The basic formula for a triple integral in cylindrical coordinates is:
Triple Integral in Cylindrical Coordinates
∫∫∫ f(r,θ,z) r dz dθ dr
Where:
- r is the radial distance from the z-axis
- θ is the azimuthal angle in the xy-plane
- z is the height along the z-axis
Formula and Calculation Method
The cylindrical coordinates triple integral is calculated by integrating the function f(r,θ,z) over the specified limits for r, θ, and z. The order of integration is typically r first, then θ, then z.
General Form
∫[θ1 to θ2] ∫[r1 to r2] ∫[z1 to z2] f(r,θ,z) r dz dr dθ
For simple cases where f(r,θ,z) = 1, the integral represents the volume of the region.
Worked Example
Let's calculate the volume of a cylindrical region with:
- r from 0 to 2
- θ from 0 to π/2
- z from 0 to 3
The integral becomes:
Example Integral
∫[0 to π/2] ∫[0 to 2] ∫[0 to 3] r dz dr dθ
Solving step by step:
- Integrate with respect to z: ∫[0 to 3] r dz = r * 3
- Integrate with respect to r: ∫[0 to 2] 3r dr = 3 * (2²/2) = 6
- Integrate with respect to θ: ∫[0 to π/2] 6 dθ = 6 * (π/2) = 3π
The volume is 3π cubic units.
Applications of Cylindrical Coordinates Triple Integrals
Cylindrical coordinates triple integrals are used in various physics and engineering applications, including:
- Calculating masses and densities of cylindrical objects
- Determining electric fields and potentials in cylindrical systems
- Analyzing fluid flow in cylindrical containers
- Modeling heat transfer in cylindrical structures
FAQ
What is the difference between cylindrical and Cartesian coordinates?

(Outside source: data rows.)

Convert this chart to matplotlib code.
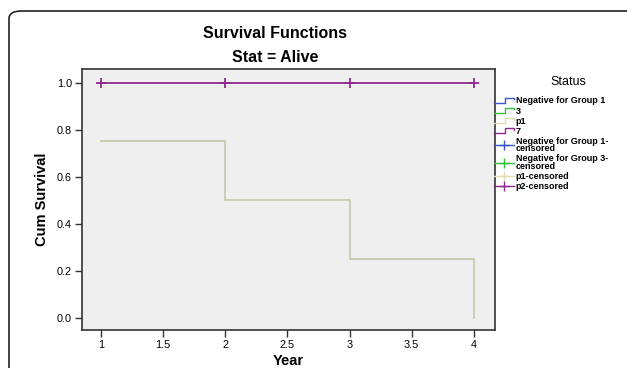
import matplotlib
matplotlib.use("Agg")
import matplotlib.pyplot as plt
from matplotlib.lines import Line2D
from matplotlib.legend_handler import HandlerBase
from matplotlib.patches import FancyBboxPatch

# Data
p1_years = [1, 2, 3, 4]
p1_surv = [0.75, 0.5, 0.25, 0.0]
p2_years = [1, 2, 3, 4]
p2_surv = [1.0, 1.0, 1.0, 1.0]
xticks = [1, 1.5, 2, 2.5, 3, 3.5, 4]
xticklabels = ["1", "1.5", "2", "2.5", "3", "3.5", "4"]
yticks = [0.0, 0.2, 0.4, 0.6, 0.8, 1.0]
legend_labels = ["Negative for Group 1", "3", "p1", "7",
                 "Negative for Group 1-\ncensored", "Negative for Group 3-\ncensored",
                 "p1-censored", "p2-censored"]
legend_colors = ["#3a55c8", "#2fbf3a", "#e2ddb0", "#8e2a8e",
                 "#3a55c8", "#2fbf3a", "#e2ddb0", "#8e2a8e"]
legend_kinds = ["step"] * 4 + ["cens"] * 4

plt.rcParams['font.family'] = ['Liberation Sans', 'DejaVu Sans']

fig = plt.figure(figsize=(6.27, 3.68), dpi=100)
fig.patch.set_facecolor("white")

# outer rounded frame
frame = FancyBboxPatch((9 / 627, -0.2), 1.2, (368 - 11) / 368 + 0.2,
                       boxstyle="round,pad=0,rounding_size=0.02",
                       transform=fig.transFigure, facecolor="none",
                       edgecolor="#222222", linewidth=1.2, zorder=0)
fig.patches.append(frame)

ax = fig.add_axes([81.7 / 627, 1 - 330 / 368, (495 - 81.7) / 627, (330 - 69.3) / 368])
ax.set_facecolor("#efefef")

# p1 step line
xs = [p1_years[0]]
ys = [p1_surv[0]]
for i in range(1, len(p1_years)):
    xs += [p1_years[i], p1_years[i]]
    ys += [p1_surv[i - 1], p1_surv[i]]
ax.plot(xs, ys, color="#c9c9b2", linewidth=1.3, zorder=3)

# p2 line with censor markers
ax.plot(p2_years, p2_surv, color="#8e2a8e", linewidth=1.3, zorder=3)
ax.plot(p2_years, p2_surv, linestyle="none", marker="+", markersize=7,
        markeredgewidth=1.3, color="#8e2a8e", zorder=4)

ax.set_xlim(0.845, 4.17)
ax.set_ylim(-0.053, 1.057)
ax.set_xticks(xticks)
ax.set_xticklabels(xticklabels)
ax.set_yticks(yticks)
ax.set_yticklabels([f"{v:.1f}" for v in yticks])
ax.tick_params(labelsize=7.8, length=5, width=1, color="#333333", pad=2)
for s in ax.spines.values():
    s.set_color("#333333")
    s.set_linewidth(1.2)

ax.set_xlabel("Year", fontsize=10.5, fontweight="bold", labelpad=3)
ax.set_ylabel("Cum Survival", fontsize=10.5, fontweight="bold", labelpad=6)

fig.text(275 / 627, 1 - 33 / 368, "Survival Functions", ha="center", va="center",
         fontsize=11.5, fontweight="bold")
fig.text(275 / 627, 1 - 57 / 368, "Stat = Alive", ha="center", va="center",
         fontsize=11.5, fontweight="bold")


class StepHandler(HandlerBase):
    def create_artists(self, legend, orig_handle, xdescent, ydescent, width, height, fontsize, trans):
        c = orig_handle.get_color()
        x0, x1 = -xdescent, -xdescent + width
        y0, y1 = -ydescent + height * 0.05, -ydescent + height * 0.95
        xm = x0 + width * 0.55
        ln = Line2D([x0, xm, xm, x1, x1], [y0, y0, y1, y1, y1 - height * 0.3],
                    color=c, linewidth=1.0, transform=trans)
        return [ln]


class CensHandler(HandlerBase):
    def create_artists(self, legend, orig_handle, xdescent, ydescent, width, height, fontsize, trans):
        c = orig_handle.get_color()
        x0, x1 = -xdescent, -xdescent + width
        yc = -ydescent + height / 2
        ln = Line2D([x0, x1], [yc, yc], color=c, linewidth=1.0, transform=trans)
        mk = Line2D([(x0 + x1) / 2], [yc], marker="+", markersize=7, markeredgewidth=1.0,
                    color=c, linestyle="none", transform=trans)
        return [ln, mk]


class StepH(Line2D):
    pass


class CensH(Line2D):
    pass


handles = []
for col, kind in zip(legend_colors, legend_kinds):
    if kind == "step":
        handles.append(StepH([], [], color=col))
    else:
        handles.append(CensH([], [], color=col))

leg = fig.legend(handles, legend_labels, loc="upper left",
                 bbox_to_anchor=(494 / 627, 1 - 76 / 368),
                 frameon=False, title="Status",
                 prop={"size": 6.5, "weight": "bold"},
                 title_fontproperties={"size": 9},
                 handler_map={StepH: StepHandler(), CensH: CensHandler()},
                 handlelength=2.2, handleheight=0.6, handletextpad=0.2, labelspacing=0.13,
                 borderpad=0, borderaxespad=0)
leg._legend_box.align = "left"
leg._legend_box.sep = 6
for t in leg.get_texts():
    t.set_linespacing(0.75)
leg.get_title().set_position((56, 0))

fig.savefig("out.png", dpi=100)
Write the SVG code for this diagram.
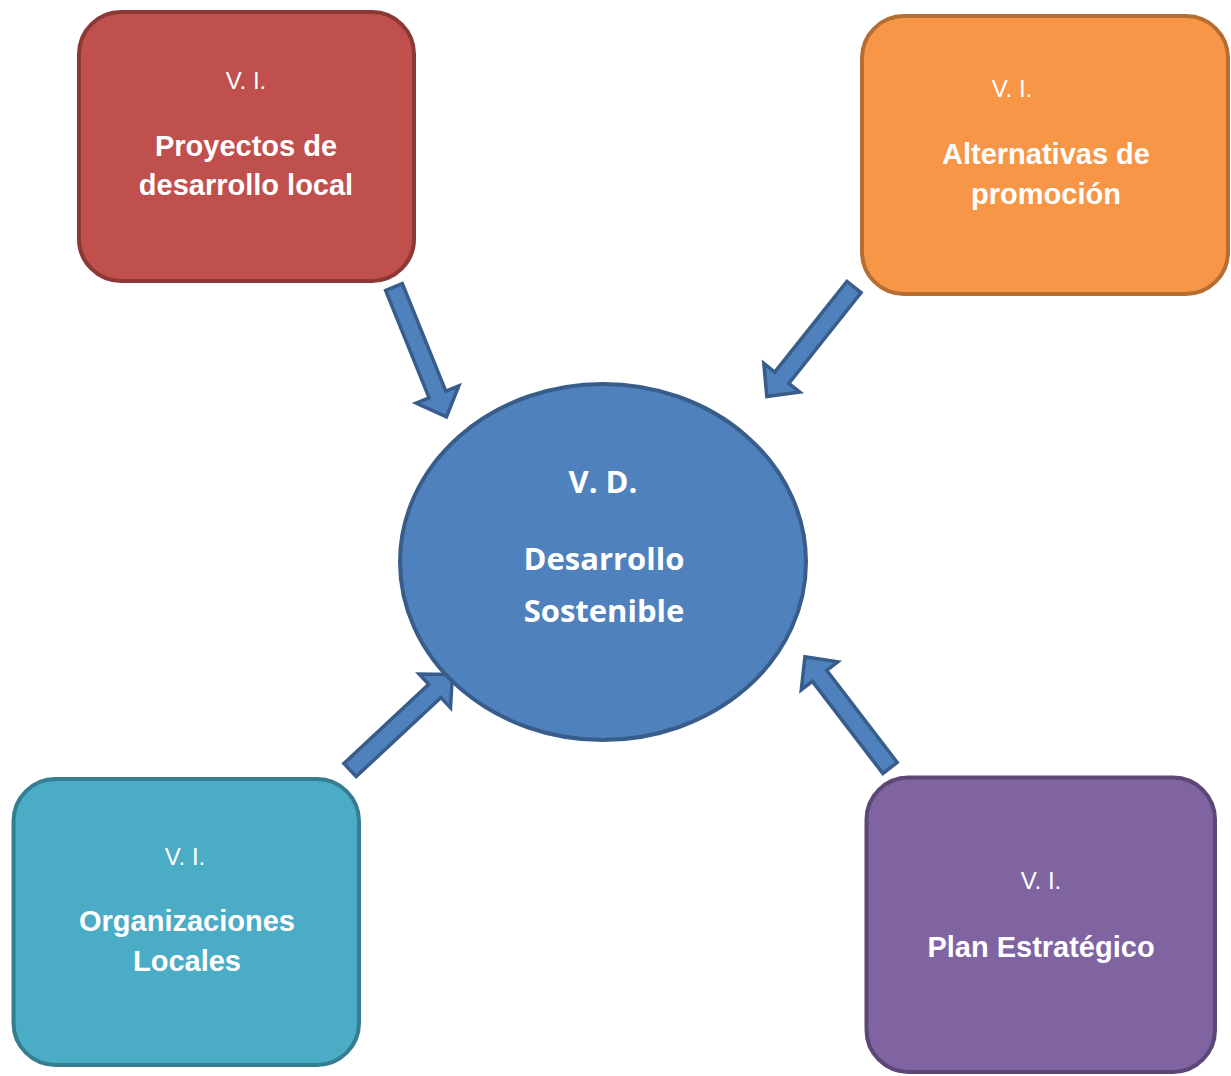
<svg xmlns="http://www.w3.org/2000/svg" xmlns:xlink="http://www.w3.org/1999/xlink" width="1231" height="1076" viewBox="0 0 1231 1076">
<style>
.vi{font-family:"Liberation Sans",Arial,sans-serif;font-size:24px;fill:#fff;text-anchor:middle}
.t{font-family:"Liberation Sans",Arial,sans-serif;font-size:29px;font-weight:bold;fill:#fff;text-anchor:middle}
.c{font-family:"Open Sans","DejaVu Sans",sans-serif;font-size:31px;font-weight:bold;fill:#fff;text-anchor:middle}
.arrow{fill:#4F81BD;stroke:#385D8A;stroke-width:3.5;stroke-linejoin:miter}
.box{stroke-width:4}
</style>
<defs>
<path id="arr" d="M0,-9 H116 V-23 L140,0 L116,23 V9 H0 Z"/>
</defs>
<rect width="1231" height="1076" fill="#fff"/>
<g id="connectors">
<use xlink:href="#arr" class="arrow" transform="translate(394,287) rotate(68)"/>
<use xlink:href="#arr" class="arrow" transform="translate(854,287) rotate(128.5)"/>
<use xlink:href="#arr" class="arrow" transform="translate(350,770) rotate(-43)"/>
<use xlink:href="#arr" class="arrow" transform="translate(890,768) rotate(-127.4)"/>
</g>
<g id="node-center">
<ellipse cx="603" cy="562" rx="203" ry="178" fill="#4F81BD" stroke="#385D8A" stroke-width="4"/>
<text class="c" x="603" y="493">V. D.</text>
<text class="c" x="604" y="570">Desarrollo</text>
<text class="c" x="604" y="622">Sostenible</text>
</g>
<g id="node-proyectos">
<rect class="box" x="79" y="12" width="335" height="269" rx="42" fill="#C0504D" stroke="#8C3836"/>
<text class="vi" x="246" y="89">V. I.</text>
<text class="t" x="246" y="156">Proyectos de</text>
<text class="t" x="246" y="195">desarrollo local</text>
</g>
<g id="node-alternativas">
<rect class="box" x="862" y="16" width="366" height="278" rx="42" fill="#F79646" stroke="#B66D31"/>
<text class="vi" x="1012" y="97">V. I.</text>
<text class="t" x="1046" y="164">Alternativas de</text>
<text class="t" x="1046" y="204">promoción</text>
</g>
<g id="node-organizaciones">
<rect class="box" x="13.5" y="779" width="345.5" height="286" rx="42" fill="#4BACC6" stroke="#357D91"/>
<text class="vi" x="185" y="865">V. I.</text>
<text class="t" x="187" y="931">Organizaciones</text>
<text class="t" x="187" y="971">Locales</text>
</g>
<g id="node-plan">
<rect class="box" x="866.5" y="777.5" width="348.5" height="294.5" rx="42" fill="#8064A2" stroke="#5C4776"/>
<text class="vi" x="1041" y="889">V. I.</text>
<text class="t" x="1041" y="957">Plan Estratégico</text>
</g>
</svg>
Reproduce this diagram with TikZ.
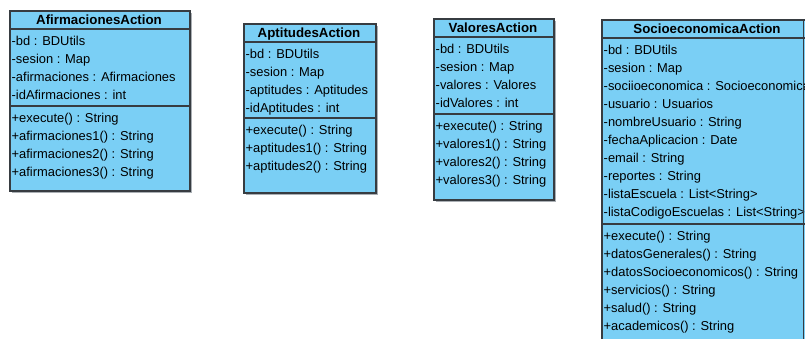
\documentclass[tikz,border=0pt]{standalone}
\usepackage{fontspec}
\setmainfont{Liberation Sans}
\definecolor{umlfill}{RGB}{122,207,245}
\definecolor{umlline}{RGB}{55,60,65}
\definecolor{umlshadow}{RGB}{170,175,180}
\tikzset{
  umlbox/.style={draw=umlline, fill=umlfill, line width=1.1pt},
  umlsep/.style={draw=umlline, line width=1.1pt},
  umlshade/.style={fill=umlshadow},
  hdr/.style={font=\fontsize{13.3}{16}\selectfont\bfseries, inner sep=0pt, anchor=base},
  row/.style={anchor=base west, font=\fontsize{12.9}{15}\selectfont, inner sep=0pt}
}
\newcommand\umlrows[4]{%
  \foreach \t [count=\i] in {#4} {
    \node[row] (#1\i) at (#2, {#3+18*\i-18+4.7}) {\t};
  }%
}
\newcommand\umlclass[9]{%
  % #1 name, #2 left, #3 top, #4 right, #5 bottom, #6 sep1, #7 sep2, #8 title
  \fill[umlshade] (#2+2,#3+2) rectangle (#4+2,#5+2);
  \path[umlbox] (#2,#3) rectangle (#4,#5);
  \draw[umlsep] (#2,#6) -- (#4,#6);
  \draw[umlsep] (#2,#7) -- (#4,#7);
  \node[hdr] (#1) at ({(#2+#4)/2-1}, {(#3+#6)/2+4.8}) {#8};
}
\begin{document}
\begin{tikzpicture}[x=1pt,y=-1pt]
\useasboundingbox (0,0) rectangle (805,339);
\clip (0,0) rectangle (805,339);

% AfirmacionesAction
\umlclass{afir}{10}{11}{190}{191}{29}{106}{AfirmacionesAction}{}
\umlrows{afirA}{11.5}{40.7}{-bd : BDUtils,-sesion : Map,-afirmaciones : Afirmaciones,-idAfirmaciones : int}
\umlrows{afirM}{11.5}{117.7}{+execute() : String,+afirmaciones1() : String,+afirmaciones2() : String,+afirmaciones3() : String}

% AptitudesAction
\umlclass{apt}{244}{24}{376}{193}{42}{118}{AptitudesAction}{}
\umlrows{aptA}{245.5}{53.5}{-bd : BDUtils,-sesion : Map,-aptitudes : Aptitudes,-idAptitudes : int}
\umlrows{aptM}{245.5}{130}{+execute() : String,+aptitudes1() : String,+aptitudes2() : String}

% ValoresAction
\umlclass{val}{434}{19}{554}{200}{37}{114}{ValoresAction}{}
\umlrows{valA}{435.5}{49}{-bd : BDUtils,-sesion : Map,-valores : Valores,-idValores : int}
\umlrows{valM}{435.5}{126}{+execute() : String,+valores1() : String,+valores2() : String,+valores3() : String}

% SocioeconomicaAction
\umlclass{soc}{602}{20}{814}{360}{38}{224}{SocioeconomicaAction}{}
\umlrows{socA}{603.5}{50}{-bd : BDUtils,-sesion : Map,-sociioeconomica : Socioeconomica,-usuario : Usuarios,-nombreUsuario : String,-fechaAplicacion : Date,-email : String,-reportes : String,-listaEscuela : List<String>,-listaCodigoEscuelas : List<String>}
\umlrows{socM}{603.5}{236}{+execute() : String,+datosGenerales() : String,+datosSocioeconomicos() : String,+servicios() : String,+salud() : String,+academicos() : String}
\draw[umlsep] (803.5,20) -- (803.5,339);
\end{tikzpicture}
\end{document}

Cylindrical coordinates (r, θ, z) use radial distance, angle, and height, while Cartesian coordinates (x, y, z) use straight-line distances along three perpendicular axes. Cylindrical coordinates are often more convenient for problems with rotational symmetry.
When should I use cylindrical coordinates instead of spherical?
Use cylindrical coordinates when the problem has rotational symmetry around a central axis (like a cylinder or cone). Spherical coordinates are better for problems with symmetry around a point (like a sphere).
What are the limits for θ in cylindrical coordinates?
The angle θ typically ranges from 0 to 2π radians (0° to 360°) for a full rotation around the z-axis. For partial regions, you might use different limits like 0 to π/2 for a quarter-circle.